Now granted, we have no idea what the backstory is, it's just a rambling post.  However if you follow trans social media and news, you know that being trans is an uphill battle.  If you do come out, you potentially lose a lot of family and friends that don't support your life choice.  The same goes for employers.  While many states have protection, many don't and can literally fire people for being trans.

My trans life is very secretive.  Other than this blog and my fetlife account (which does have photos of me dressed up), the only person that really knows about my lifestyle is my wife.  And we wonder why some of us stay in the closet?  It's that horrendous fear that someone in our circle will find out about us and not be on board with supporting our lifestyle.  This could be as tame as simply ignoring the elephant in the room, to full on sabotage of wanting to out us and ruin our lives.  You hear about people only dressing up when they travel and I can see why.  The odds of you running into someone you know is about .001%.  Dressing up in your own area the odds are pretty good.  I blogged about this before.. I decided to wear nails and go grocery shopping, and damned if I didn't see a co-worker shopping there.  Murphy's law isn't just a saying.. if things can go wrong, it will go wrong.

Sunday, September 15, 2019

recurring dream?

So I vividly remembered a dream, but what was weird is I didn't remember I had a similar dream until I revisited the same scenario.  So the first dream that I'm now remembering was that I was a drag queen at some bar/restaurant somewhere in a mall.  I don't remember what I was wearing in the first dream other than I had on heels.  This second dream it started out as me walking through the mall with the thought that I was on my way to work but didn't know what the job was.  I looked at my watch and saw that it was 6pm which was when I started... I walked to where I thought my job was, only to find that the store front was covered up.  I was like "what the hell?  Did they close? what's going on?".  I walked around a few times and when I circled back I finally realized that they had covered up the entrance with a giant white wall with a subtle swinging door for the entrance.  Once I walked through there it lead me down a long hallway, and then through the front entrance.  As I walked through the restaurant I could see several drag queens walking around prepping for the night.  For some reason one of the drag queens was William Belli and as I walked by she looked up, said "heyyyy" and did a little jig and I did a jig back.  I walked to the back room where the dressing room was.  I had a coat on to cover up my yellow floral dress, and had on bright yellow nike gym shoes.  I started to get my heels on and get ready to do my makeup.  It felt like a newish job, and I wasn't really sure what my role was.  Was I a performer?  Was I a bartender?
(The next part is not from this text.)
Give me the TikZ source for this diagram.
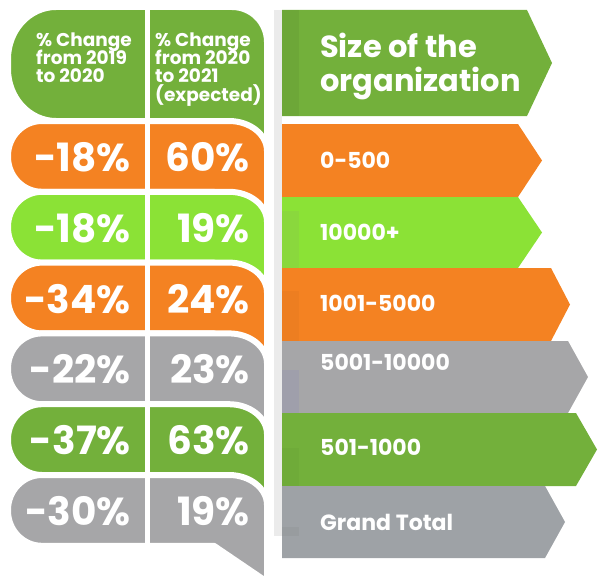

A waitress?  Hostess?  I was worried how tiring this type of job of standing for a long time was going to be.

I wondered this morning why I was having a recurring dream about being a drag queen.  I have been super busy lately and haven't really had time for dressing up, so perhaps this was my brain's way of dealing with not being able to do so in real life.

Monday, July 15, 2019

What a weekend, taking baby steps!

So this past friday I got home early as usual.  My wife works from home, but she wasn't going to be done with work for a couple hours.  So I decided to dress up since it was the weekend.  I wore that sunflower top I got from rosegal, a pair of my black lacey pants, my new sandals, wig, earrings, short french manicured false nails..  I felt really good, feeling feminine without being over the top (dress, heels, the usual drill).  I actually had some good cleavage too, like passable.  Wife comes down, sort of surprised to see me dressed up.  She goes "I guess we aren't going to dinner", and I'm like "Why, were you planning on going out?".  To preface that statement, we rarely go out to dinner.  Not because I'm a bad husband, because she doesn't typically enjoy going out.  The times we do "eat out" it's usually me picking it up on the way home, or ordering out.  I half jokingly said "I look pretty good right now, don't tempt me".  she asked "Do you want to?", to which of course I said no.. But felt good knowing she would be ok going out in public with me dressed up.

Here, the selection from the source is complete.